In 1216 the then Bishop of Worcester obtained a charter for a fair, the first of four obtained between that date and 1271. The fairs attracted business, and about 1290 the first market was founded. The town had begun to grow, slowly, it is true, but substantially. At this period also that Guild arose which was originally a religious and charitable fraternity, but eventually developed into surprising issues, founding a grammar-school and becoming a tradesmen's society, whence the incorporation of the town in 1553, and the establishment of a town council derived. Camden, writing about this time, was able to describe it as "proper little mercat towne."

In that era which witnessed the incorporation of the town of Stratford-on-Avon and the birth of Shakespeare the population was some 2000. It is now about 8300; a very moderate increase in three hundred and fifty years, and much below the average rate for towns, by which Stratford might now have had a population of about 16,000.

The incorporation of this little town in the reign of Edward the Sixth was a great event locally. It included the restitution to the people of the place of the buildings and the property of the Guild of Holy Cross which had been confiscated in 1547, when also the inhabitants had been relieved from the yoke of the Bishops of Worcester, whose manor had been taken away from them. It is true that the manorial rights had not been abolished and that the property and its various ancient privileges had only been transferred to other owners, but it was something to the good that the Church no longer possessed these things. These were not arbitrary changes, the whim of this monarch or that, Henry the Eighth and Edward the Sixth did only what others in their place would and must have done. They were certainly sovereigns with convictions of their own, but their attitude of mind was but the Zeitgeist, the spirit of the age, and they did not so much originate it as be swayed by it. Those statesmen who have been held meanly subservient to them were, after all, men of like convictions. They saw the old order to be outworn and existing institutions ripe for change. It was the age of the Renascence. Everywhere was the new spirit, which was remodelling thought as well as material things. It was the age, above all things, of the new learning. These feelings led the advisers of the young king, Edward the Sixth, to counsel the restitution to the town of the property of the Guild dissolved only six years earlier, with the important provision that the grammar-school was to be re-established and maintained out of its revenues. To this provision we distinctly owe the dramatist, William Shakespeare, who was born at the very time when the educational advantages thus secured to the children of the townsfolk had settled down into smoothly working order. Education cannot produce a Shakespeare, it cannot create genius, but it can give genius that chance in early elementary training without which even the most adaptive minds lose their direction.

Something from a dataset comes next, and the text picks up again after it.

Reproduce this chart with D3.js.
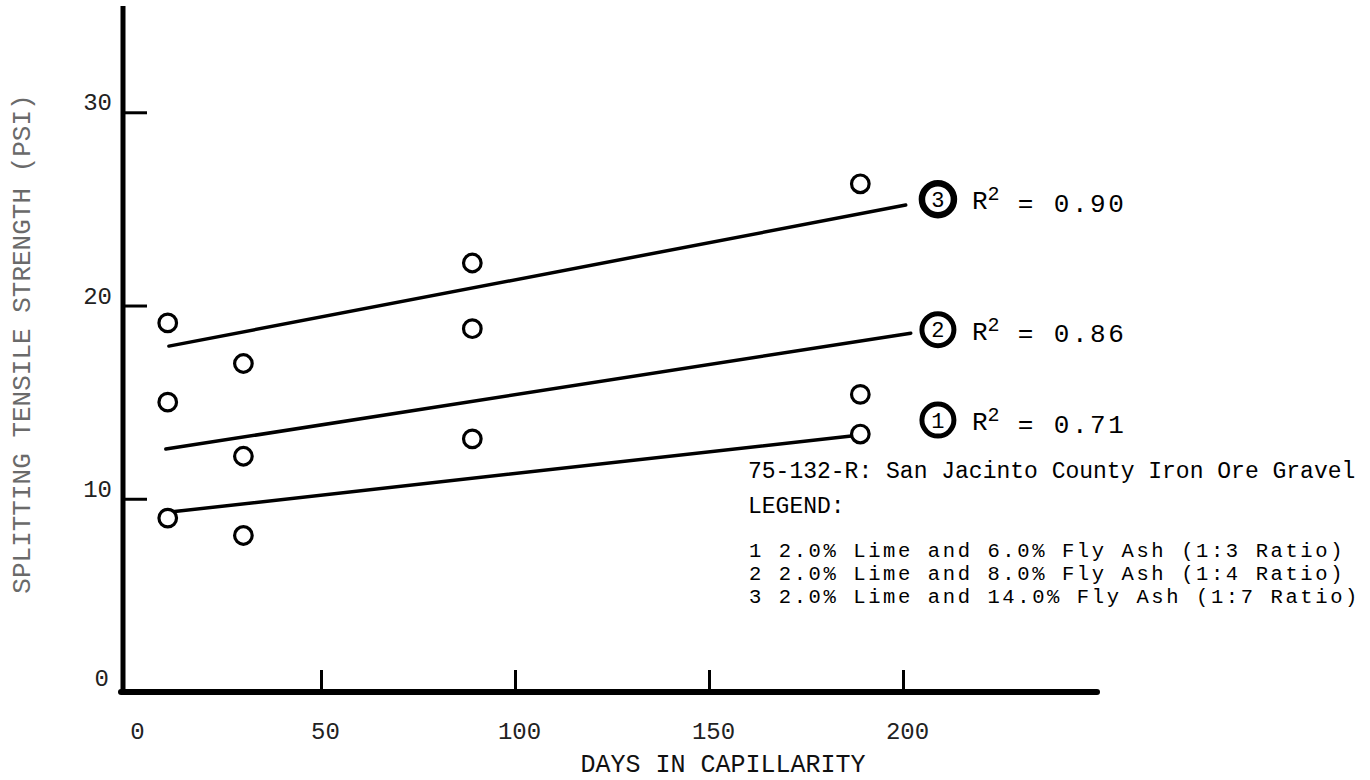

The ancient buildings of the Guild, which after its long career as a kind of lay brotherhood for what modern people would style "social service," had attained an unlooked-for development as the town authority, thus provided Stratford with its Grammar School and its first town-hall. In those timbered rooms the scholars received their education, and for eighty years, until 1633, when the first hall built especially for the corporation was opened, the aldermen and councillors met there. Among them was John Shakespeare.